How the AI Analysis Works
Step 1: Connect (Read-Only Access)
The AI tool connects to your GitHub repositories and cloud accounts with read-only permissions. It can see your code and configurations but can't modify anything.
Step 2: Analyze Code Patterns
The AI looks for specific patterns that map to SOC 2 controls:
| What It Finds | SOC 2 Mapping | Policy Output |
|---|---|---|
| NextAuth or Clerk configuration | CC6.1 (Access Controls) | "Users authenticate via [provider] with [MFA method]" |
| GitHub Actions workflow files | CC8.1 (Change Management) | "CI runs [test suite] on every PR before merge" |
| AWS IAM policies | CC6.1 (Logical Access) | "Cloud access restricted via IAM roles with [specific policies]" |
| Database encryption settings | CC6.7 (Data Protection) | "Data at rest encrypted using [method] on [provider]" |
| Sentry/DataDog configuration | CC7.2 (Monitoring) | "Application errors tracked via [tool] with [alerting rules]" |
Step 3: Map to Controls
The AI maps discovered patterns to Trust Services Criteria, identifying which controls your systems already satisfy and which have gaps.
Step 4: Generate Policies
For each control area, the AI writes policy statements that reference your actual systems. Instead of "the company uses encryption," it writes "customer data at rest is encrypted using AES-256 in Supabase PostgreSQL."
Step 5: Identify Gaps
The AI flags areas where it can't find controls — missing MFA enforcement, no branch protection, no logging configuration. These become your remediation priorities.
What the AI Doesn't Do
- Doesn't read your proprietary business logic or trade secrets (focuses on infrastructure and security patterns)

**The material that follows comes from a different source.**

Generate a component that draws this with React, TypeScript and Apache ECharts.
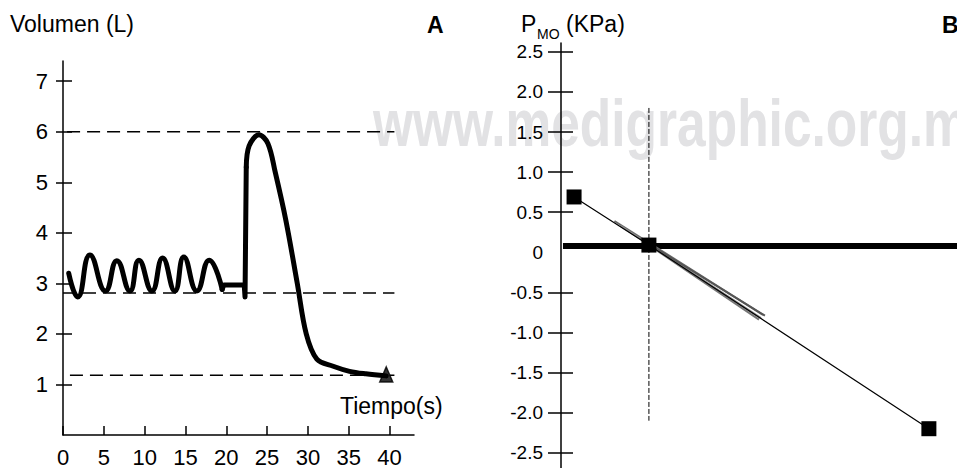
import React, { useEffect, useRef } from "react";
import * as echarts from "echarts";

const FONT = "'Liberation Sans', Arial, Helvetica, sans-serif";

// ---------- Panel A: Volumen (L) vs Tiempo (s) ----------
const aTimeTicks = [0, 5, 10, 15, 20, 25, 30, 35, 40];
const aVolumeTicks = [1, 2, 3, 4, 5, 6, 7];
// tidal breathing (peaks / troughs)
const aBreathing: [number, number][] = [
  [0.7, 3.2], [1.8, 2.73], [3.3, 3.56], [5.2, 2.85], [6.6, 3.45], [8.2, 2.85],
  [9.3, 3.46], [10.9, 2.85], [12.2, 3.5], [13.7, 2.85], [14.8, 3.52],
  [16.4, 2.85], [17.9, 3.46], [19.5, 2.88],
];
// end-expiratory hold and start of inspiration
const aHold: [number, number][] = [
  [19.5, 2.88], [19.7, 2.97], [22.2, 2.97], [22.3, 2.73], [22.45, 5.3],
];
// maximal inspiration and forced expiration
const aManeuver: [number, number][] = [
  [22.45, 5.3], [22.8, 5.72], [24.0, 5.94], [25.1, 5.77],
  [26.0, 5.2], [27.3, 4.25], [28.7, 3.0], [29.8, 2.0],
  [31.1, 1.5], [33.1, 1.36], [35.1, 1.26], [37.1, 1.21], [39.6, 1.17],
];
const aEndMarker: [number, number][] = [[39.6, 1.2]];
// dashed reference levels
const aRefLevels = [6.0, 2.81, 1.18];
const aRefStarts = [0.5, 0, 0.85];
const aRefEnd = 40.6;

// ---------- Panel B: P_MO (KPa) ----------
const bLabelValues = [2.5, 2.0, 1.5, 1.0, 0.5, 0, -0.5, -1.0, -1.5, -2.0, -2.5];
const bTickValues = [2.5, 2.0, 1.5, 1.0, 0.5, -0.5, -1.0, -1.5, -2.0, -2.5];
const bPoints: [number, number][] = [[0.33, 0.69], [2.22, 0.09], [9.29, -2.2]];
const bZeroLine: [number, number][] = [[0.05, 0.08], [10, 0.08]];
const bVertical: [number, number][] = [[2.22, 1.8], [2.22, -2.1]];
const bGray1: [number, number][] = [[1.35, 0.39], [5.1, -0.78]];
const bGray2: [number, number][] = [[1.5, 0.33], [5.05, -0.82]];
const bGray3: [number, number][] = [[2.0, 0.17], [5.15, -0.79]];
const bGray4: [number, number][] = [[2.4, 0.03], [5.0, -0.84]];

export default function App() {
  const ref = useRef<HTMLDivElement>(null);
  useEffect(() => {
    if (!ref.current) return;
    const chart = echarts.init(ref.current, undefined, { renderer: "svg" });

    const refSeries = aRefLevels.map((lv, i) => ({
      type: "line",
      xAxisIndex: 0,
      yAxisIndex: 0,
      data: [[aRefStarts[i], lv], [aRefEnd, lv]],
      symbol: "none",
      lineStyle: { color: "#000", width: 1.5, type: [13, 7] },
      z: 1,
      silent: true,
    }));

    const grayLines = [bGray1, bGray2, bGray3, bGray4].map((d, i) => ({
      type: "line",
      xAxisIndex: 1,
      yAxisIndex: 2,
      data: d,
      symbol: "none",
      lineStyle: { color: ["#6a6a6a", "#8c8c8c", "#555", "#777"][i], width: 2 },
      z: 3,
    }));

    const thick = { color: "#000", width: 5, cap: "round", join: "round" };

    chart.setOption({
      animation: false,
      backgroundColor: "#fff",
      grid: [
        { left: 63, top: 61, width: 351, height: 374 },
        { left: 561, top: 43, right: 0, bottom: 0 },
      ],
      xAxis: [
        {
          type: "value",
          gridIndex: 0,
          min: 0,
          max: 43,
          axisLine: { lineStyle: { color: "#000", width: 1.5 } },
          axisTick: { inside: true, length: 9, lineStyle: { color: "#000", width: 1.5 }, customValues: aTimeTicks },
          axisLabel: { customValues: aTimeTicks, color: "#000", fontSize: 22, fontFamily: FONT, margin: 11 },
          splitLine: { show: false },
        },
        { type: "value", gridIndex: 1, min: 0, max: 10, show: false },
      ],
      yAxis: [
        {
          type: "value",
          gridIndex: 0,
          position: "left",
          min: 0,
          max: 7.4,
          axisLine: { show: true, lineStyle: { color: "#000", width: 1.5 } },
          axisTick: { show: true, length: 7, lineStyle: { color: "#000", width: 1.5 }, customValues: aVolumeTicks },
          axisLabel: { customValues: aVolumeTicks, color: "#000", fontSize: 22, fontFamily: FONT, margin: 15 },
          splitLine: { show: false },
        },
        {
          type: "value",
          gridIndex: 0,
          position: "left",
          min: 0,
          max: 7.4,
          axisLine: { show: false },
          axisTick: { show: true, inside: true, length: 9, lineStyle: { color: "#000", width: 1.5 }, customValues: aVolumeTicks },
          axisLabel: { show: false },
          splitLine: { show: false },
        },
        {
          type: "value",
          gridIndex: 1,
          position: "left",
          min: -2.69,
          max: 2.61,
          axisLine: { show: true, lineStyle: { color: "#000", width: 1.5 } },
          axisTick: { show: true, length: 13, lineStyle: { color: "#000", width: 1.5 }, customValues: bTickValues },
          axisLabel: {
            customValues: bLabelValues,
            color: "#000",
            fontSize: 19,
            fontFamily: FONT,
            margin: 18,
            formatter: (v: number) => (Math.abs(v) < 1e-9 ? "0" : v.toFixed(1)),
          },
          splitLine: { show: false },
        },
        {
          type: "value",
          gridIndex: 1,
          position: "left",
          min: -2.69,
          max: 2.61,
          axisLine: { show: false },
          axisTick: { show: true, inside: true, length: 12, lineStyle: { color: "#000", width: 1.5 }, customValues: bTickValues },
          axisLabel: { show: false },
          splitLine: { show: false },
        },
      ],
      graphic: [
        {
          type: "text",
          x: 373,
          y: 123,
          scaleX: 0.78,
          z: -100,
          silent: true,
          style: {
            text: "www.medigraphic.org.mx",
            fontSize: 66,
            fontWeight: "bold",
            fontFamily: "Liberation Sans",
            fill: "#e2e2e4",
            align: "left",
            verticalAlign: "middle",
          },
        },
        { type: "text", x: 10, y: 24, style: { text: "Volumen (L)", fontSize: 23, fontFamily: FONT, fill: "#000", align: "left", verticalAlign: "middle" } },
        { type: "text", x: 427, y: 25, style: { text: "A", fontSize: 23, fontWeight: "bold", fontFamily: FONT, fill: "#000", align: "left", verticalAlign: "middle" } },
        { type: "text", x: 340, y: 406, style: { text: "Tiempo(s)", fontSize: 23, fontFamily: FONT, fill: "#000", align: "left", verticalAlign: "middle" } },
        { type: "text", x: 521, y: 24, style: { text: "P", fontSize: 23, fontFamily: FONT, fill: "#000", align: "left", verticalAlign: "middle" } },
        { type: "text", x: 537, y: 33.5, style: { text: "MO", fontSize: 14, fontFamily: FONT, fill: "#000", align: "left", verticalAlign: "middle" } },
        { type: "text", x: 566, y: 24, style: { text: "(KPa)", fontSize: 23, fontFamily: FONT, fill: "#000", align: "left", verticalAlign: "middle" } },
        { type: "text", x: 942, y: 25, style: { text: "B", fontSize: 23, fontWeight: "bold", fontFamily: FONT, fill: "#000", align: "left", verticalAlign: "middle" } },
      ],
      series: [
        ...refSeries,
        { type: "line", xAxisIndex: 0, yAxisIndex: 0, data: aBreathing, smooth: 0.5, symbol: "none", lineStyle: thick, z: 3 },
        { type: "line", xAxisIndex: 0, yAxisIndex: 0, data: aHold, smooth: false, symbol: "none", lineStyle: thick, z: 3 },
        { type: "line", xAxisIndex: 0, yAxisIndex: 0, data: aManeuver, smooth: 0.35, symbol: "none", lineStyle: thick, z: 3 },
        {
          type: "scatter",
          xAxisIndex: 0,
          yAxisIndex: 0,
          data: aEndMarker,
          symbol: "triangle",
          symbolSize: [13, 15],
          itemStyle: { color: "#000", borderColor: "#000", borderWidth: 1.5 },
          z: 4,
        },
        { type: "line", xAxisIndex: 1, yAxisIndex: 2, data: bZeroLine, symbol: "none", lineStyle: { color: "#000", width: 6 }, z: 2 },
        { type: "line", xAxisIndex: 1, yAxisIndex: 2, data: bVertical, symbol: "none", lineStyle: { color: "#000", width: 1, type: [5, 2] }, z: 2 },
        ...grayLines,
        {
          type: "line",
          xAxisIndex: 1,
          yAxisIndex: 2,
          data: bPoints,
          symbol: "rect",
          symbolSize: 15,
          itemStyle: { color: "#000" },
          lineStyle: { color: "#000", width: 1.2 },
          z: 5,
        },
      ],
    });
    return () => chart.dispose();
  }, []);
  return (
    <div
      ref={ref}
      style={{ position: "absolute", left: 0, top: 0, width: 957, height: 468, background: "#fff" }}
    />
  );
}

- Doesn't modify your code
- Doesn't store your source code
- Doesn't replace the auditor
Privacy Consideration
Codebase-aware tools typically analyze patterns and configurations, not business logic. They look at how you authenticate users, not what your application does with their data. Check each tool's data handling policy before connecting your repos.